Há exatos 50 anos, após um Golpe de Estado que derrubou o presidente João Goulart, o Brasil entrava em um de seus períodos mais sombrios e conturbados: a ditadura militar, que durou 21 anos e marcou a história recente do País.
O teatro – como manifestação artística e, portanto, avesso aos obstáculos à liberdade – foi um dos que mais sofreram com a repressão e a censura, que colocavam amarras nas produções artísticas.
Para que esse triste período nunca seja esquecido, o Ponto de hoje volta a julho de 1968, quando um grupo de atores era espancado em pleno palco. Rodrigo Santiago, André Valli e Marília Pêra foram alguns dos agredidos durante a encenação da peça “Roda viva”, de Chico Buarque, com direção de Zé Celso Martinez Corrêa, no teatro Ruth Escobar, em São Paulo.
Naquela noite, o público assistia ao primeiro trabalho do cantor no ramo da dramaturgia. A trilha sonora, também de sua autoria, levava o mesmo nome da montagem, que contava a história da ascensão e decadência de um cantor que muda seu nome de Benedito Silva para Ben Silver, com a intenção de agradar ao público.
A crítica explícita no musical se valia das péssimas condições sociais, políticas e financeiras da sociedade da época e da recente indústria televisiva. Nas cenas, as personagens que representam o povo são mal vestidas, não possuem quaisquer direito de liberdade e são frágeis diante da influência da televisão.

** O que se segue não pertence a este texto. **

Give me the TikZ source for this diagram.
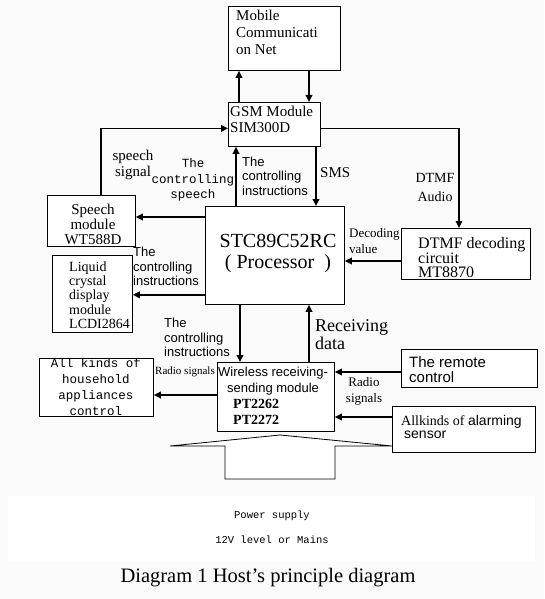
\documentclass[tikz,border=0pt]{standalone}
\usepackage{fontspec}
\setmainfont{Liberation Serif}
\setsansfont{Liberation Sans}
\setmonofont{Liberation Mono}
\usetikzlibrary{arrows.meta}
\newcommand{\fs}[2]{\fontsize{#1}{#2}\selectfont}
\begin{document}
\begin{tikzpicture}[x=1pt,y=-1pt,
  box/.style={draw, line width=0.8pt, fill=white, inner sep=0pt, anchor=north west},
  arr/.style={line width=1.8pt, -{Triangle[length=7pt,width=6.5pt]}},
  tl/.style={inner sep=0pt, anchor=west, align=left},
  tc/.style={inner sep=0pt, anchor=center, align=center}]
\fill[gray!4] (0,0) rectangle (544,599);
\useasboundingbox (0,0) rectangle (544,599);
% power band
\node[fill=white, inner sep=0pt, anchor=north west, minimum width=527pt, minimum height=66pt] (pwr) at (8,496) {};
% boxes
\node[box, minimum width=112pt, minimum height=64pt] (mob) at (228,6) {};
\node[box, minimum width=92pt, minimum height=44pt] (gsm) at (228,102) {};
\node[box, minimum width=88pt, minimum height=51pt] (spm) at (47,195) {};
\node[box, minimum width=80pt, minimum height=77pt] (lcd) at (52,255) {};
\node[box, minimum width=139pt, minimum height=98pt] (cpu) at (205,206) {};
\node[box, minimum width=129pt, minimum height=51pt] (dtmf) at (401,228) {};
\node[box, minimum width=117pt, minimum height=69pt] (wl) at (217,362) {};
\node[box, minimum width=114pt, minimum height=58pt] (app) at (39,358) {};
\node[box, minimum width=136pt, minimum height=38pt] (rem) at (401,349) {};
\node[box, minimum width=143pt, minimum height=46pt] (alm) at (392,406) {};
% big power arrow
\draw[line width=0.8pt, fill=white] (170,446) -- (280,435) -- (392,446) -- (335,446) -- (335,479) -- (225,479) -- (225,446) -- cycle;
% box texts
\node[tl, font=\fs{15}{17}] (tmob) at (236,32) {Mobile\\Communicati\\on Net};
\node[tl, font=\fs{15}{16}] (tgsm) at (230,119) {GSM Module\\SIM300D};
\node[tc, font=\fs{15}{15}] (tspm) at (93,224) {Speech\\module\\WT588D};
\node[tl, font=\fs{14}{14.3}] (tlcd) at (69,295) {Liquid\\crystal\\display\\module\\LCDI2864};
\node[tc, font=\fs{20}{21}] (tcpu) at (278,253.5) {STC89C52RC\\(~Processor~~)};
\node[tl, font=\fs{16}{14.5}] (tdtmf) at (418,258) {DTMF decoding\\circuit\\MT8870};
\node[tl, font=\fs{13}{16}] (twl) at (218,396) {\sffamily Wireless receiving-\\\hspace*{9pt}\sffamily sending module\\\hspace*{15pt}\fontsize{14}{16}\selectfont\bfseries PT2262\\\hspace*{15pt}\fontsize{14}{16}\selectfont\bfseries PT2272};
\node[tc, font=\ttfamily\fs{12.5}{15.7}] (tapp) at (96,387) {All kinds of\\household\\appliances\\control};
\node[tl, font=\sffamily\fs{15}{15.5}] (trem) at (409,369.5) {The remote\\control};
\node[tl, font=\fs{14}{13}] (talm) at (401,426.5) {Allkinds of {\sffamily alarming}\\\hspace*{3pt}\sffamily sensor};
\node[tc, font=\ttfamily\fs{10.5}{25}] (tpwr) at (272,527.5) {Power supply\\12V level or Mains};
\node[tc, font=\fs{20.5}{22}] (cap) at (268,578) {Diagram 1 Host's principle diagram};
% connector labels
\node[tc, font=\fs{15}{16}] (lsig) at (133,165) {speech\\signal};
\node[tc, font=\ttfamily\fs{12.5}{15.5}] (lspeech) at (193,180) {The\\controlling\\speech};
\node[tl, font=\sffamily\fs{13}{14.5}] (lci1) at (242,176.3) {The\\controlling\\instructions};
\node[tl, font=\fs{15}{16}] (lsms) at (320,173) {SMS};
\node[tc, font=\fs{14}{19}] (ldtmf) at (435,187.5) {DTMF\\Audio};
\node[tl, font=\sffamily\fs{13}{14.5}] (lci2) at (133,266.7) {The\\controlling\\instructions};
\node[tl, font=\fs{13}{16}] (ldec) at (349,241.5) {Decoding\\value};
\node[tl, font=\sffamily\fs{13}{14.5}] (lci3) at (164,337.7) {The\\controlling\\instructions};
\node[tl, font=\fs{18}{18}] (lrec) at (315,335) {Receiving\\data};
\node[tl, font=\fs{11}{12}] (lrad1) at (155,372) {Radio signals};
\node[tc, font=\fs{13}{16}] (lrad2) at (364,391) {Radio\\signals};
% connectors
\draw[arr] ([xshift=11pt]gsm.north west) -- ([xshift=11pt]gsm.north west |- mob.south);
\draw[arr] ([xshift=81pt]mob.south west) -- ([xshift=81pt]mob.south west |- gsm.north);
\draw[arr] ([xshift=54pt]spm.north west) |- ([yshift=-4pt]gsm.west);
\draw[line width=1.2pt, -{Triangle[length=7pt,width=6.5pt]}] ([yshift=-4pt]gsm.east) -| ([xshift=58pt]dtmf.north west);
\draw[arr] ([xshift=31pt]cpu.north west) -- ([xshift=31pt]cpu.north west |- gsm.south);
\draw[arr] ([xshift=88pt]gsm.south west) -- ([xshift=88pt]gsm.south west |- cpu.north);
\draw[arr] ([yshift=-11pt]cpu.north west) -- ([yshift=-11pt]cpu.north west -| spm.east);
\draw[arr] ([yshift=10pt]cpu.south west) -- ([yshift=10pt]cpu.south west -| lcd.east);
\draw[arr] ([yshift=-33pt]dtmf.north west) -- ([yshift=-33pt]dtmf.north west -| cpu.east);
\draw[arr] ([xshift=35pt]cpu.south west) -- ([xshift=35pt]cpu.south west |- wl.north);
\draw[arr] ([xshift=92pt]wl.north west) -- ([xshift=92pt]wl.north west |- cpu.south);
\draw[arr] ([yshift=-33pt]wl.north west) -- ([yshift=-33pt]wl.north west -| app.east);
\draw[arr] ([yshift=-23pt]rem.north west) -- ([yshift=-23pt]rem.north west -| wl.east);
\draw[arr] ([yshift=-11pt]alm.north west) -- ([yshift=-11pt]alm.north west -| wl.east);
\end{tikzpicture}
\end{document}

Elenco de “Roda viva” (Foto: Divulgação)
O protagonista (Benedito) representa um indivíduo comum, sem nenhum talento vocal, que se transforma num ídolo nacional graças à influência que a televisão exerce sobre os espectadores. Durante a primeira parte do espetáculo (a ascensão), observa-se que, para o autor, alguns artistas são como mercadoria vendável e são impotentes sem a ajuda da mídia.
O segundo ato retrata como a vida de uma pessoa pública é limitada e cheia de regras. O famoso deve, sempre, tomar cuidado com o que faz e com o que fala, caso contrário, sua carreira estará com os dias contados, como demonstrado na cena que Benedito fica bêbado e um fotógrafo registra esse momento. Para se salvar, a única saída é fazer uma caridade: doar seus bens.
Para exemplificar o período de aniquilamento do artista, os atores estraçalhavam, no palco, um fígado de boi cru, espirrando sangue na plateia.
Outras cenas da montagem causaram polêmica, como a de Nossa Senhora rebolando de biquíni em frente à uma câmera de TV e dos atores perguntando ao público se eles já haviam matado seu comunista naquele dia.
Comprovada a evidente intenção de criticar a situação política, social e econômica da época, o Comando de Caça aos Comunistas (CCC) organizou uma agressão contra os artistas, sob alegação de que precisavam ser repreendidos pelos palavrões e por expor, ao público, os problemas do País.
Esta “proibição” de manifestações públicas de caráter político e censuras prévias aos meios de comunicação provinham do Ato Institucional número 5 (AI-5), decreto emitido pelo governo militar brasileiro (1964-1985) que concedia, ainda, plenos poderes ao Presidente da República para intervir onde, quando e como bem quisesse, extinguindo qualquer tipo de democracia.
A peça, que foi considerada uma das mais importantes dos anos 1960, bem como um símbolo da resistência à ditadura, foi censurada após um novo atentado que sofreu ao ser apresentada em Porto Alegre.
E estes foram apenas alguns dos vários artistas teatrais que sofreram com a ditadura. Por outro lado, rica e diversa também foi a produção artística que conseguiu incorporar os sentimentos daqueles que sentiam cada vez mais a liberdade escorrendo pelas mãos.